FX’s new documentary compellingly charts Norma McCorvey’s journey from pro-choice activist to paid pro-life figurehead.
Nick Sweeney’s engrossing AKA Jane Roe: The Real Woman Behind Roe v. Wade begins uncomfortably close to its subject, the grinding rattle of her lungs clearly audible before her tired face swims into focus. Norma McCorvey is dying, and she knows it. “This is my deathbed confession,” she says to the camera, her painted eyebrows slightly raised.
McCorvey is also known by a more controversial name: Jane Roe. She is the Roe in the landmark Roe v. Wade decision who, after years of pro-choice activism, became a born-again Christian and figurehead for the pro-life movement.
Sweeney’s film includes both archival footage and interviews with McCorvey, who passed away in 2017, as well as activists on both sides of the abortion debate, such as Gloria Allred, Charlotte Taft, Flip Benham and Rob Schenck. McCorvey herself makes for a compelling, mercurial subject, an openly bisexual and rough-around-the-edges coarse talker who could quote Macbeth from memory.
Born into poverty and raised by an indifferent mother, Norma McCorvey has none of the polish that the key players on both sides of the abortion debate embody, which made her such a compelling plaintiff in the Roe v. Wade case.
She was the everywoman abortion case that advocates needed at the time—a poor laborer who couldn’t afford to travel out of state to terminate a pregnancy that was supposedly the product of rape (a point that McCorvey later recanted). McCorvey bristled against the role the pro-choice movement had assigned to her, wanting to be more than just a symbol of downtrodden hard luck. “If you’re nice and quiet, nobody pays you any attention,” she tells Sweeney. “And I love attention.”
This desire was one that others would later be too happy to exploit. When she reversed her position on abortion after joining up with Flip Benham’s pro-life organization Operation Rescue (now rebranded Operation Save America) it was a blow for pro-choice advocates like Allred, who’d worked against the grain of the movement to put McCorvey in front of the cameras. “It’s hard for me to imagine how she came to terms with…I don’t know, betrayal.” Charlotte Taft says. “It’s a betrayal, what she did.”
No one felt that betrayal more than Connie Gonzales, McCorvey’s partner of over twenty-five years. If there is a tragedy to be found in Aka Jane Roe, it is here. When McCorvey became a spokesperson for Operation Rescue, it was made clear that her “lifestyle” wouldn’t be accepted or understood by the pro-life movement. Pastor Flip Benham openly admits that he pressured McCorvey to end the relationship. While the two women continued living together for another ten years, the fundamental nature of their relationship changed from long-term lovers to roommates almost overnight.

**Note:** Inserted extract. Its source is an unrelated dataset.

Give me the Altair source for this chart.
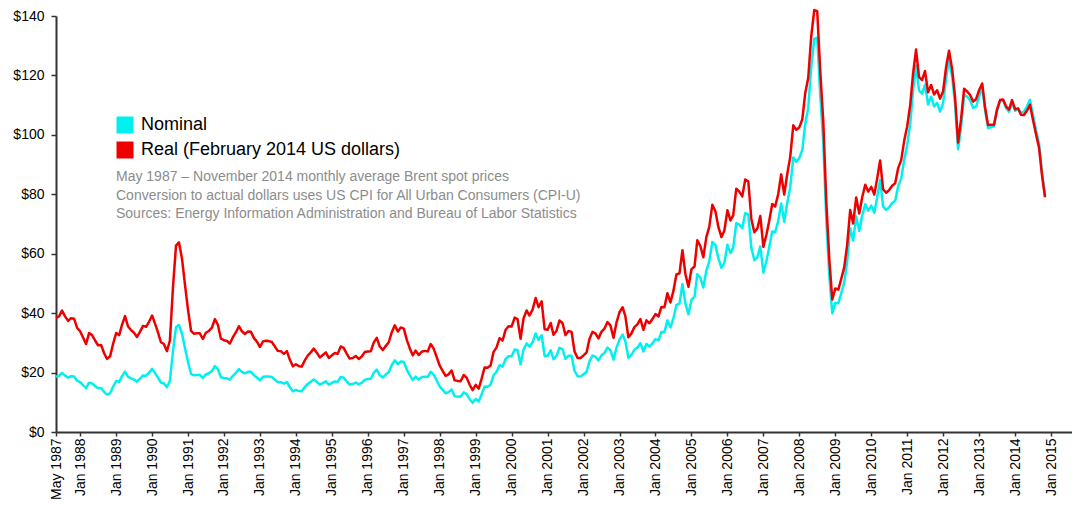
"""
Brent crude monthly spot price, nominal vs. real (Feb 2014 dollars), May 1987 - Nov 2014.
Outputs: out.html
"""

import pandas as pd
import altair as alt

FIRST_MONTH = "1987-05-01"
SERIES = ["Nominal", "Real (February 2014 US dollars)"]
COLORS = ["#00f0f0", "#ee0000"]

# monthly average Brent spot price, US$ per barrel (one row per year)
NOMINAL = [
    18.58, 18.86, 19.86, 18.98, 18.31, 18.76, 18.70, 17.27,  # 1987 (May-Dec)
    16.75, 15.73, 14.73, 16.60, 16.31, 15.49, 14.71, 14.84, 13.44, 12.56, 13.04, 15.24,
    17.17, 16.89, 18.70, 20.32, 18.63, 18.03, 17.62, 16.95, 17.97, 19.05, 18.96, 19.94,
    21.25, 19.81, 18.39, 16.61, 16.35, 15.10, 17.17, 27.17, 35.23, 36.02, 33.07, 28.27,
    23.57, 19.54, 19.08, 19.18, 19.19, 18.17, 19.40, 19.77, 20.50, 22.21, 21.11, 18.41,
    18.16, 18.05, 17.63, 18.92, 19.89, 21.16, 20.25, 19.74, 20.27, 20.26, 19.05, 18.34,
    17.40, 18.57, 18.71, 18.69, 18.53, 17.66, 16.77, 16.75, 16.26, 16.83, 15.06, 13.75,
    14.18, 13.78, 13.73, 15.11, 16.16, 16.89, 17.71, 16.87, 15.93, 16.44, 17.04, 15.89,
    16.54, 17.04, 16.87, 18.54, 18.27, 17.05, 15.96, 16.13, 16.66, 16.03, 16.58, 17.55,
    17.84, 17.93, 19.88, 20.98, 19.09, 18.39, 19.28, 20.18, 22.56, 24.11, 22.80, 23.76,
    23.56, 20.93, 19.23, 17.51, 18.63, 17.62, 18.46, 18.63, 18.57, 20.25, 19.21, 17.32,
    15.36, 14.12, 13.04, 13.40, 14.30, 12.07, 11.91, 11.86, 13.34, 12.75, 11.05, 9.82,
    11.12, 10.27, 12.51, 15.29, 15.23, 15.86, 19.08, 20.27, 22.54, 22.00, 24.58, 25.50,
    25.51, 27.78, 27.49, 22.76, 27.74, 29.80, 28.68, 30.20, 33.14, 30.96, 32.55, 25.66,
    25.62, 27.50, 24.50, 25.66, 28.31, 27.85, 24.61, 25.68, 25.62, 20.54, 18.80, 18.71,
    19.42, 20.28, 23.70, 25.73, 25.35, 24.08, 25.74, 26.65, 28.40, 27.54, 24.34, 28.33,
    31.18, 32.77, 30.61, 25.00, 25.86, 27.65, 28.35, 29.89, 27.11, 29.61, 28.75, 29.81,
    31.28, 30.86, 33.63, 33.59, 37.57, 35.18, 38.22, 42.74, 43.20, 49.78, 43.11, 39.60,
    44.51, 45.48, 53.10, 51.88, 48.65, 54.35, 57.52, 63.98, 62.91, 58.54, 55.24, 56.86,
    62.99, 60.21, 62.06, 70.26, 69.78, 68.56, 73.67, 73.23, 61.96, 57.81, 58.76, 62.47,
    53.68, 57.56, 62.05, 67.49, 67.21, 71.05, 76.93, 70.76, 77.17, 82.34, 92.41, 90.93,
    92.18, 94.99, 103.64, 109.07, 122.80, 132.32, 132.72, 113.24, 97.23, 71.58, 52.45, 39.95,
    43.44, 43.32, 46.54, 50.18, 57.30, 68.61, 64.44, 72.51, 67.65, 72.77, 76.66, 74.46,
    76.17, 73.75, 78.83, 84.82, 75.95, 74.76, 75.58, 77.04, 77.84, 82.67, 85.28, 91.45,
    96.52, 103.72, 114.64, 123.26, 114.99, 113.83, 116.97, 110.22, 112.83, 109.55, 110.77, 107.87,
    110.69, 119.33, 125.45, 119.75, 110.34, 95.16, 102.62, 113.36, 112.86, 111.71, 109.06, 109.49,
    112.96, 116.05, 108.47, 102.25, 102.56, 102.92, 107.93, 111.28, 111.60, 109.08, 107.79, 110.76,
    108.12, 108.90, 107.48, 107.76, 109.54, 111.80, 106.77, 101.61, 97.09, 87.43, 79.44,  # 2014 (Jan-Nov)
]

# same months in February 2014 dollars
REAL = [
    38.4, 38.9, 40.9, 38.9, 37.4, 38.3, 38.1, 35.1,  # 1987 (May-Dec)
    33.9, 31.7, 29.6, 33.3, 32.6, 30.8, 29.2, 29.3, 26.5, 24.6, 25.5, 29.7,
    33.3, 32.6, 36.0, 39.0, 35.6, 34.3, 33.4, 32.0, 33.8, 35.7, 35.4, 37.1,
    39.2, 36.4, 33.6, 30.2, 29.6, 27.2, 30.8, 48.6, 62.7, 63.8, 58.3, 49.6,
    41.1, 34.0, 33.1, 33.2, 33.2, 31.3, 33.4, 34.0, 35.1, 38.0, 36.0, 31.4,
    30.9, 30.6, 29.8, 31.9, 33.5, 35.6, 33.9, 33.0, 33.8, 33.7, 31.6, 30.4,
    28.6, 30.5, 30.7, 30.6, 30.3, 28.8, 27.3, 27.2, 26.3, 27.2, 24.3, 22.1,
    22.8, 22.1, 22.0, 24.1, 25.7, 26.8, 28.1, 26.7, 25.1, 25.9, 26.8, 24.9,
    25.8, 26.6, 26.3, 28.8, 28.3, 26.4, 24.7, 24.9, 25.6, 24.6, 25.4, 26.9,
    27.1, 27.2, 30.1, 31.7, 28.8, 27.6, 28.9, 30.2, 33.6, 35.9, 33.8, 35.2,
    34.8, 30.9, 28.3, 25.8, 27.4, 25.9, 27.0, 27.3, 27.1, 29.6, 28.0, 25.2,
    22.3, 20.5, 18.9, 19.4, 20.7, 17.4, 17.2, 17.1, 19.2, 18.3, 15.9, 14.1,
    15.9, 14.6, 17.8, 21.7, 21.6, 22.4, 26.9, 28.5, 31.6, 30.8, 34.4, 35.6,
    35.5, 38.5, 38.0, 31.4, 38.2, 40.9, 39.2, 41.2, 45.1, 42.0, 44.0, 34.6,
    34.4, 36.7, 32.7, 34.1, 37.5, 36.7, 32.6, 34.0, 33.7, 27.1, 24.9, 24.9,
    25.8, 26.8, 31.2, 33.7, 33.2, 31.5, 33.7, 34.8, 37.0, 35.8, 31.7, 36.8,
    40.3, 42.0, 39.0, 31.9, 33.1, 35.3, 36.2, 38.0, 34.4, 37.6, 36.6, 38.0,
    39.7, 38.9, 42.1, 42.0, 46.7, 43.6, 47.4, 53.0, 53.4, 61.2, 53.0, 48.9,
    54.8, 55.7, 64.5, 62.6, 58.8, 65.6, 69.1, 76.5, 74.3, 69.0, 65.6, 67.8,
    74.6, 71.2, 72.9, 81.9, 80.9, 79.3, 85.0, 84.3, 71.7, 67.2, 68.5, 72.7,
    62.3, 66.4, 70.9, 76.7, 75.9, 80.1, 86.7, 79.9, 86.9, 92.6, 103.2, 101.7,
    102.5, 105.3, 114.0, 119.2, 133.1, 142.0, 141.6, 121.4, 104.3, 77.6, 58.0, 44.6,
    48.3, 47.9, 51.4, 55.3, 62.9, 74.7, 70.2, 78.9, 73.5, 79.0, 83.2, 80.9,
    82.5, 79.9, 85.1, 91.4, 81.7, 80.5, 81.4, 82.9, 83.7, 88.8, 91.5, 97.9,
    102.9, 110.1, 120.4, 128.7, 119.5, 118.4, 121.5, 114.3, 116.8, 113.6, 115.0, 112.2,
    114.7, 123.0, 128.3, 122.2, 112.8, 97.4, 105.2, 115.5, 114.6, 113.4, 111.2, 112.0,
    115.1, 117.3, 109.5, 103.3, 103.4, 103.4, 108.5, 111.7, 111.9, 109.6, 108.5, 111.7,
    108.6, 108.9, 106.8, 106.7, 108.1, 110.1, 105.2, 100.3, 95.7, 86.5, 79.0,  # 2014 (Jan-Nov)
]

NOTES = [
    "May 1987 \u2013 November 2014 monthly average Brent spot prices",
    "Conversion to actual dollars uses US CPI for All Urban Consumers (CPI-U)",
    "Sources: Energy Information Administration and Bureau of Labor Statistics",
]

Y_TICKS = [0, 20, 40, 60, 80, 100, 120, 140]
TICK_YEARS = list(range(1988, 2016))

FONT = "Liberation Sans"

# long table
months = pd.date_range(FIRST_MONTH, periods=len(NOMINAL), freq="MS").strftime("%Y-%m-%d")
df = pd.concat([
    pd.DataFrame({"date": months, "price": NOMINAL, "series": SERIES[0]}),
    pd.DataFrame({"date": months, "price": REAL, "series": SERIES[1]}),
])

color_scale = alt.Scale(domain=SERIES, range=COLORS)

x_values = [alt.DateTime(year=1987, month=5, date=1, utc=True)] + [
    alt.DateTime(year=y, month=1, date=1, utc=True) for y in TICK_YEARS
]

x_enc = alt.X(
    "date:T",
    title=None,
    scale=alt.Scale(
        domain=[alt.DateTime(year=1987, month=5, date=1, utc=True),
                alt.DateTime(year=2015, month=8, date=2, utc=True)],
        nice=False,
    ),
    axis=alt.Axis(
        values=x_values,
        labelExpr="utcFormat(datum.value, '%b %Y')",
        labelAngle=270,
        labelFlush=False,
        labelOverlap=False,
        labelPadding=2,
        tickSize=4,
        grid=False,
    ),
)

y_enc = alt.Y(
    "price:Q",
    title=None,
    scale=alt.Scale(domain=[0, 140], nice=False),
    axis=alt.Axis(
        values=Y_TICKS,
        labelExpr="'$' + datum.value",
        labelPadding=7,
        tickSize=5,
        grid=False,
    ),
)

base = alt.Chart(df)

nominal = base.transform_filter(alt.datum.series == SERIES[0]).mark_line(
    strokeWidth=2.5, strokeJoin="round"
).encode(x=x_enc, y=y_enc, color=alt.Color("series:N", scale=color_scale, legend=None))

real = base.transform_filter(alt.datum.series == SERIES[1]).mark_line(
    strokeWidth=2.5, strokeJoin="round"
).encode(x=x_enc, y=y_enc, color=alt.Color("series:N", scale=color_scale, legend=None))

# invisible squares only there to carry the filled-square legend
legend_layer = base.mark_square(opacity=0, size=4).encode(
    x=x_enc,
    y=y_enc,
    color=alt.Color(
        "series:N",
        scale=color_scale,
        legend=alt.Legend(
            title=None,
            orient="none",
            legendX=60,
            legendY=100,
            padding=0,
            symbolType="square",
            symbolSize=289,
            symbolOpacity=1,
            symbolStrokeWidth=0,
            labelFontSize=18,
            labelFont=FONT,
            labelColor="black",
            labelLimit=500,
            labelOffset=7,
            rowPadding=7,
        ),
    ),
)

notes = alt.Chart(alt.Data(values=[{}])).mark_text(
    text=NOTES,
    align="left",
    baseline="top",
    font=FONT,
    fontSize=14,
    lineHeight=18.5,
    color="#8c8c8c",
).encode(x=alt.value(60), y=alt.value(154))

# page is 1080 wide with 8px body margins: keep the svg within 1064 x 498
chart = (
    alt.layer(legend_layer, nominal, real, notes)
    .properties(
        width=1016,
        height=416,
        autosize=alt.AutoSizeParams(type="none"),
        padding={"left": 48, "top": 8, "right": 0, "bottom": 72},
        background="#ffffff",
    )
    .configure_view(strokeWidth=0)
    .configure_axis(
        labelFont=FONT,
        labelFontSize=14,
        labelColor="black",
        domainColor="#333333",
        domainWidth=2,
        tickColor="#333333",
        tickWidth=1.5,
    )
)

chart.save("out.html", embed_options={"renderer": "svg", "actions": False})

In old interviews, you can see Gonzales struggling to come to terms with this change in circumstance. “The love is still there, it’s just that the sex is not. I don’t think there’s nothing wrong with either one of us, it’s just that we choose to be that way,” Connie says in a shaking voice. “Norma chooses to be that way.” The weight of that emphasis is broadcast through the resigned slump of her shoulders, the way her eyes never meet the camera. (As for McCorvey, it’s difficult to tell if she regretted her eventual desertion of Gonzales, who passed away in 2015.)
McCorvey herself makes for a compelling, mercurial subject, an openly bisexual and rough-around-the-edges coarse talker who could quote Macbeth from memory.
What made McCorvey’s change of heart and her abandonment of Gonzales so gutting was that it was all based on a lie. While her belief in Christianity seems genuine, her take on abortion amounts to nothing so much as a verbal shrug. “If a woman wants to have an abortion, it’s no skin off my ass.”
Circling back to her deathbed confession, she admits that the exploitation between herself and Operation Rescue was a two-way street. “I took their money and they put me out in front of the camera and told me what to say, and that’s what I’d say,” she says matter-of-factly. There’s even a touch of pride in her voice. When this clip is played for the other interviewees, both sides react with the same stunned “wow.”
Schenck, a prominent figure in the early days of the pro-life movement, confirms McCorvey’s deathbed bombshell. “There were moments I would look at her and wonder, ‘Is she playing us? … Because I know we’re playing her’.”
Taft, visibly shaken by these revelations, says “it just hurts because…the stakes. It’s just really big stakes.” And it is, with abortion still dividing the country and a supreme court one vote away from reversing Roe v. Wade, the stakes are now bigger than ever.
One can’t help but wonder what McCorvey—who passed away in 2017—would make of the blowback this confession will have on both sides of the debate, and how Jane Roe will be remembered. AKA Jane Roe might not be the empowering feminist screed or the self-satisfied rebuke of reproductive rights viewers may be expecting. But it’s a fascinating look at an imperfect figurehead, a firebrand who played (and was played by) both sides of a volatile issue.
AKA Jane Roe premieres Friday May 22 on FX.